Web Scraping from B3 iFrame-CodePudding

I am trying to download some data from BM&FBOVESPA reference rates page. There is an iframe in there, which is as follows:

https://www2.bmf.com.br/pages/portal/bmfbovespa/lumis/lum-sistema-pregao-ptBR.asp?Data=23/09/2021&Mercadoria=DI1

Here is my code, which is returning a DF with only NA:

library(rvest)
library(stringr)

html_url <- "https://www2.bmf.com.br/pages/portal/bmfbovespa/lumis/lum-sistema-pregao-ptBR.asp?Data=23/09/2021&Mercadoria=DI1"

html <- read_html(html_url)

data <- html %>%
  html_nodes("td") %>%
  html_text() %>%
  str_replace(",", ".") %>%
  as.numeric()

How can I download the data from this page?

CodePudding user response：

The tables are generated dynamically by JavaScript running in the browser.
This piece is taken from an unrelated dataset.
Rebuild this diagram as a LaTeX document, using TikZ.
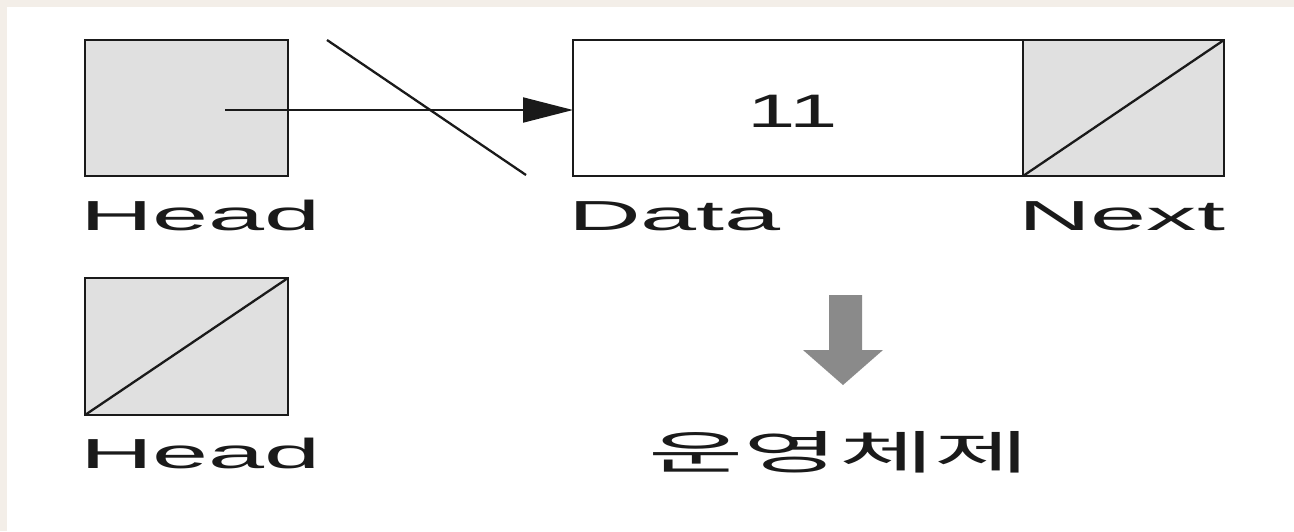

You can review the page source and get enough of an idea to write a regex to extract only the relevant strings defining the table html of interest. You can concatenate the extracted regex matches for each table, into a single string for each table and parse with html parser, then select the table. Those 2 tables need to be reversed from the order they appear in the page source, to match what you see on the page, and column bound together to create a single DataFrame. The first column needs to be pulled in separately, without relying on html_table(), and added to front of DataFrame. A possible re-factor might merge this step into the existing function via use of css selectors)

library(rvest)
library(dplyr)
library(stringr)

get_table <- function(number, r) {
  pat <- sprintf("MercFut%i.*'(.*)?'", number)
  t <- read_html(paste0(stringr::str_match_all(r, pat)[[1]][, 2], collapse = "")) |>
    html_table()
  return(tibble(t[[1]]))
}

r <- read_html("https://www2.bmf.com.br/pages/portal/bmfbovespa/lumis/lum-sistema-pregao-ptBR.asp?Data=23/09/2021&Mercadoria=DI1") |>
  html_text()

tables <- lapply(c(2, 1), get_table, r)

df <- cbind(tables[[1]], tables[[2]])

first_col <- stringr::str_match_all(r, sprintf("MercFut%i.*'(.*)?'", 3))[[1]][, 2] |>
  paste0(collapse = "") |>
  read_html() |>
  html_elements("th, td") |>
  html_text()

df <- tibble::add_column(df, !!(first_col[1]) := first_col[-c(1)]) |>
  select(first_col[1], everything())

For older R versions, replace |> with %>%.